It allows you to generate JSON or YAML from the coordinates you tack on the image. tack runs entirely in your browser, there is no server side component to it, so good in terms of privacy.
Hope this is helpful.
My first prompt was a Preview-annotated image where I drew the bounding boxes of where the lights would go with a green line and marked the power socket with a red dot.
I just tried the exact same prompt but using tack instead of marking with 'pen' on the image. It completed it with much better results, one-shot (instead of having to steer 3 times) and in 1/20th of the original time.

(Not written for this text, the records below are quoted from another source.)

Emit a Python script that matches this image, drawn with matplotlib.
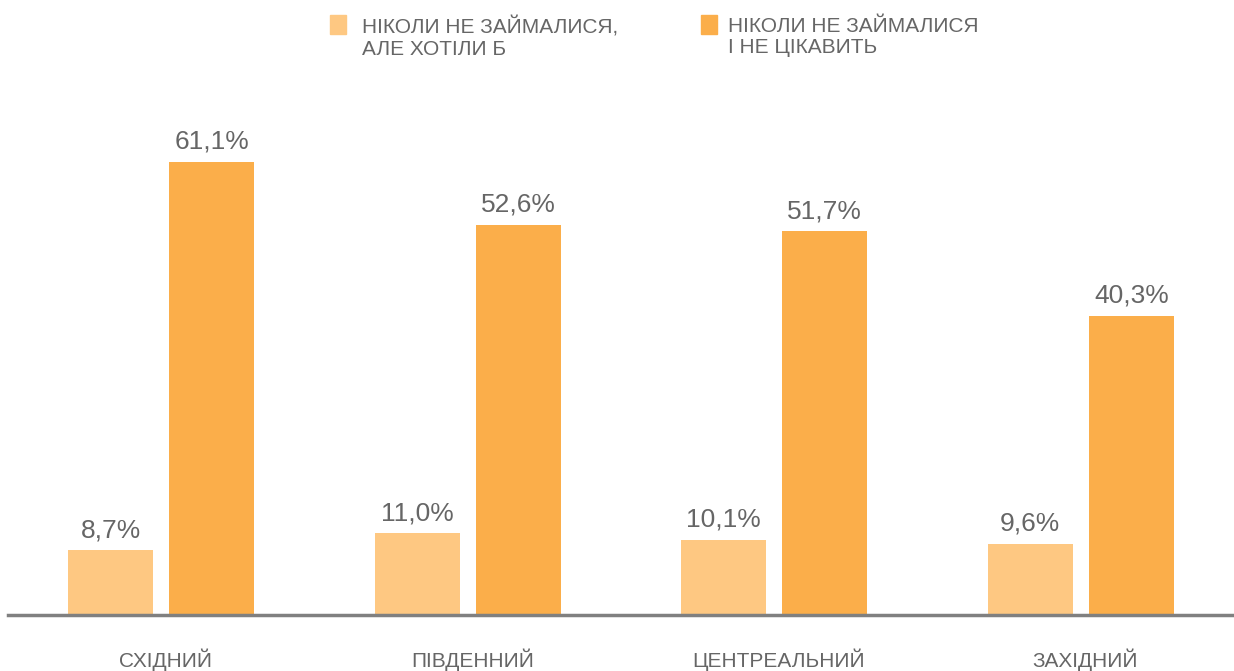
import numpy as np
import matplotlib.pyplot as plt
from matplotlib.patches import Rectangle

plt.rcParams['font.family'] = ['Liberation Sans', 'DejaVu Sans']

regions = ['СХІДНИЙ', 'ПІВДЕННИЙ', 'ЦЕНТРЕАЛЬНИЙ', 'ЗАХІДНИЙ']
wanted = [8.7, 11.0, 10.1, 9.6]
not_interested = [61.1, 52.6, 51.7, 40.3]
series_names = ['НІКОЛИ НЕ ЗАЙМАЛИСЯ,\nАЛЕ ХОТІЛИ Б', 'НІКОЛИ НЕ ЗАЙМАЛИСЯ\nІ НЕ ЦІКАВИТЬ']
colors = ['#FEC882', '#FBAE4A']
text_color = '#666666'

W, H = 1234, 671
fig = plt.figure(figsize=(W / 100, H / 100), dpi=100)
ax = fig.add_axes([8 / W, 56 / H, 1 - 8 / W, 598 / H])

x = np.arange(len(regions))
width = 0.278
offset = 0.165
for vals, off, col in [(wanted, -offset, colors[0]), (not_interested, offset, colors[1])]:
    bars = ax.bar(x + off, vals, width, color=col)
    for b, v in zip(bars, vals):
        ax.annotate(f'{v:.1f}%'.replace('.', ','), (b.get_x() + b.get_width() / 2, v),
                    xytext=(0, 6), textcoords='offset points', ha='center', va='bottom',
                    fontsize=19, color=text_color)

ax.set_xlim(-0.5, 3.5)
ax.set_ylim(0, 80.6)
for s in ['top', 'right', 'left']:
    ax.spines[s].set_visible(False)
ax.spines['bottom'].set_color('#808080')
ax.spines['bottom'].set_linewidth(2.5)
ax.set_yticks([])
ax.set_xticks(x + 0.015)
ax.set_xticklabels(regions, fontsize=15, color=text_color)
ax.tick_params(axis='x', length=0, pad=24)

# legend drawn by hand
sq_x = [330, 701]
txt_x = [362, 728]
for sx, tx, name, col in zip(sq_x, txt_x, series_names, colors):
    fig.patches.append(Rectangle((sx / W, 1 - 34 / H), 16 / W, 19 / H,
                                 transform=fig.transFigure, color=col))
    fig.text(tx / W, 1 - 17 / H, name, ha='left', va='top',
             fontsize=15, color=text_color, linespacing=1.15)

fig.savefig('out.png', dpi=100)
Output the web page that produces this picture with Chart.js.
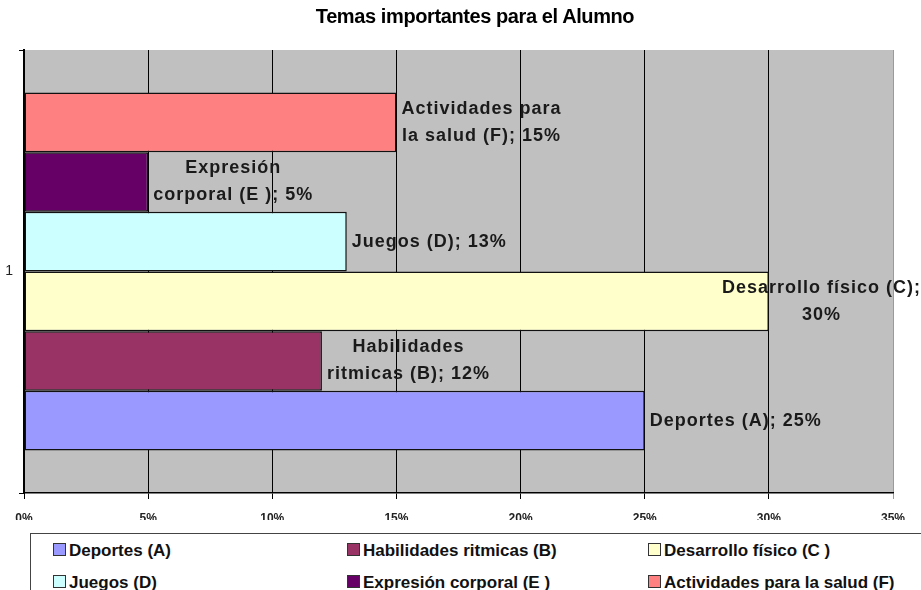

Token usage for the original approach: `Tokens ↑ 2.4m • ↓ 50.2k • 2.2m (cached) • 10.1k (reasoning)`
Token usage using coordinates instead of drawing: `Tokens ↑ 79.2k • ↓ 4.7k • 72.7k (cached) • 1.5k (reasoning)`
Not very surprising that a JSON of coordinates is more efficient than drawing a crude line on an image, but I couldn't be bothered because GitHub still charges per request instead of per token. If I'd had this 20 minutes earlier I WOULD have bothered, though. Nice work :)
Which means you correctly detected I'm on mobile where your app doesn't work, so instead of broken app you will now show me short video how your app works on desktop, right?!?